Deloitte Access Economics partner David Rumbens highlighted the condition of the economy has little to do with the pressures businesses are facing.

"While the worst of the cost-of-living crisis and associated economic slowdown appears to be over, economic growth remains sluggish and is still going backwards on a per-capita basis," Rumbens said.

"This has implications for household spending, which remains subdued and is contributing to expectations of lower margins and profits for businesses.

"However, there are green shoots - we are firmly within a rate-cutting cycle, inflation appears to be under control, the labour market is relatively resilient, and the results of the recent federal election provide for policy certainty, which should help chief financial officers forward plan investment and could help lift business sentiment in the coming months."

Looking ahead Rumbens said optimism throughout 2024 suggested that chief financial officers were expecting a stronger year in 2025, but the upbeat sentiment has since been "dialled back".

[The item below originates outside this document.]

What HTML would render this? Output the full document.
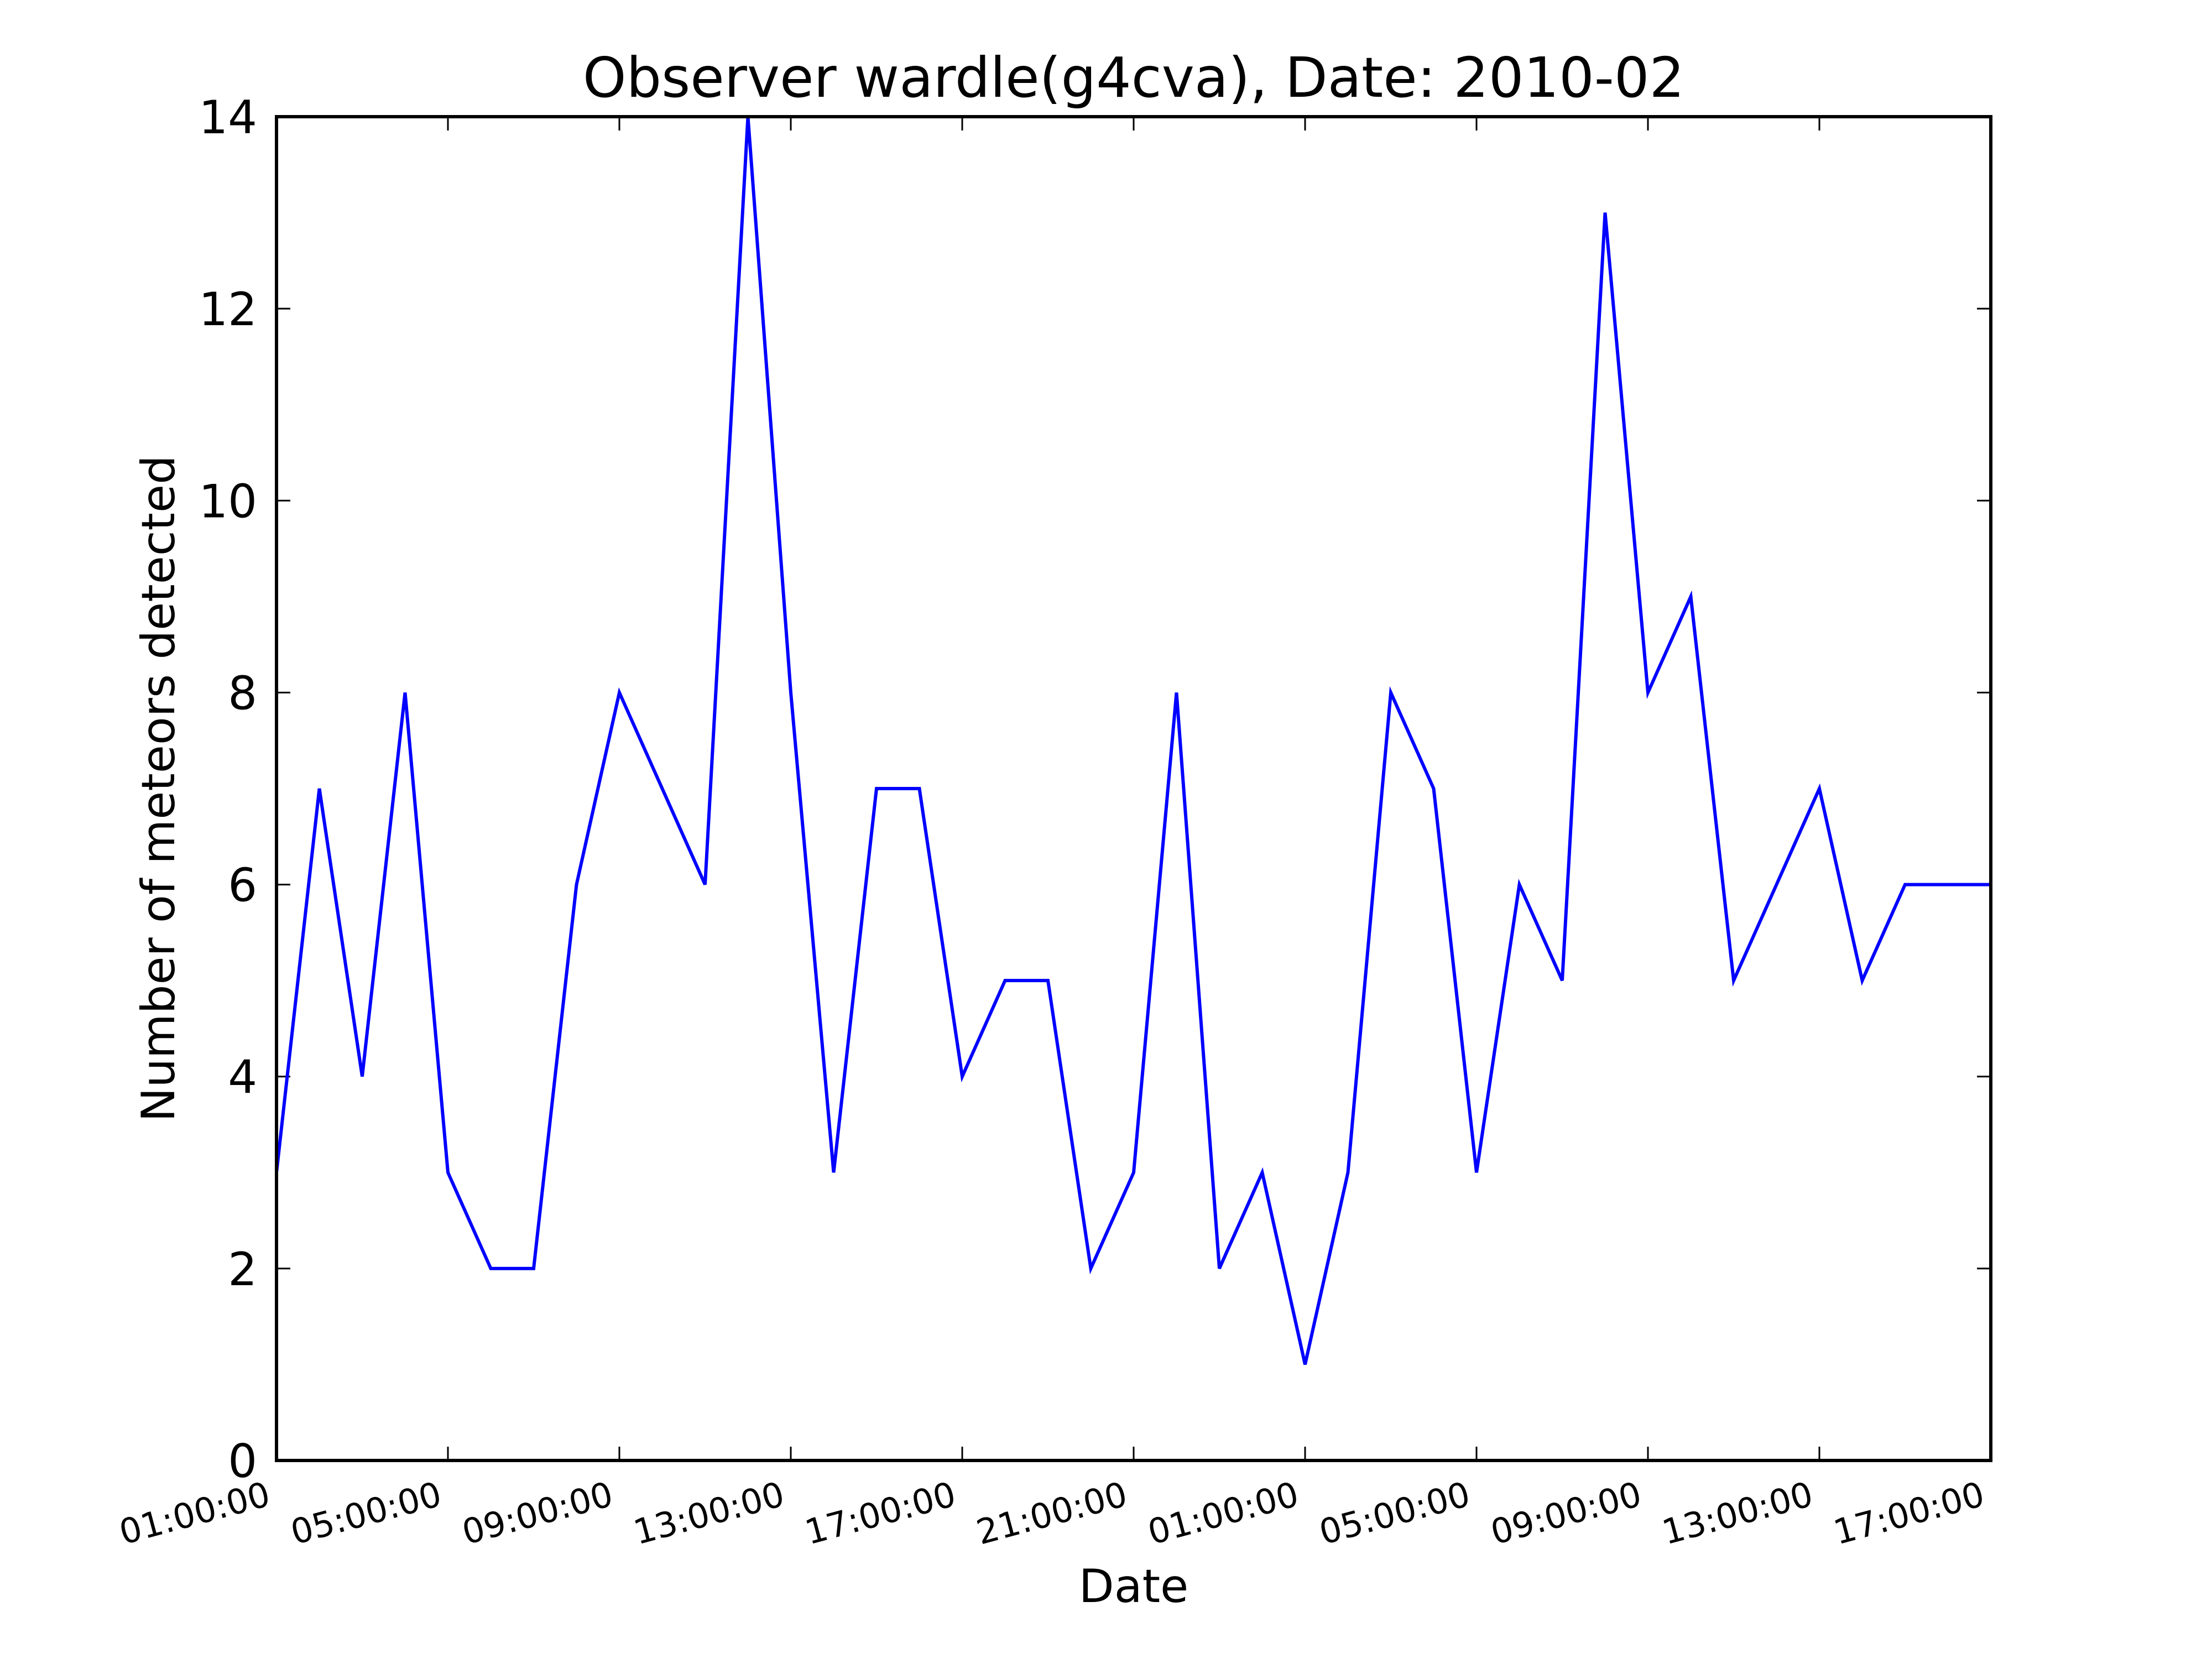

"While confidence in the broader economy continues to grow, chief financial officers are now less assured about the outlook for their own businesses than at any point last year," Rumbens stated.

"Few could have foreseen the geopolitical developments that have pushed economic uncertainty to record levels, and it seems this volatility is set to remain part of the business landscape for the foreseeable future.

"At this stage, many chief financial officers seem to be adopting a cautious approach, delaying major strategic moves until more certainty emerges."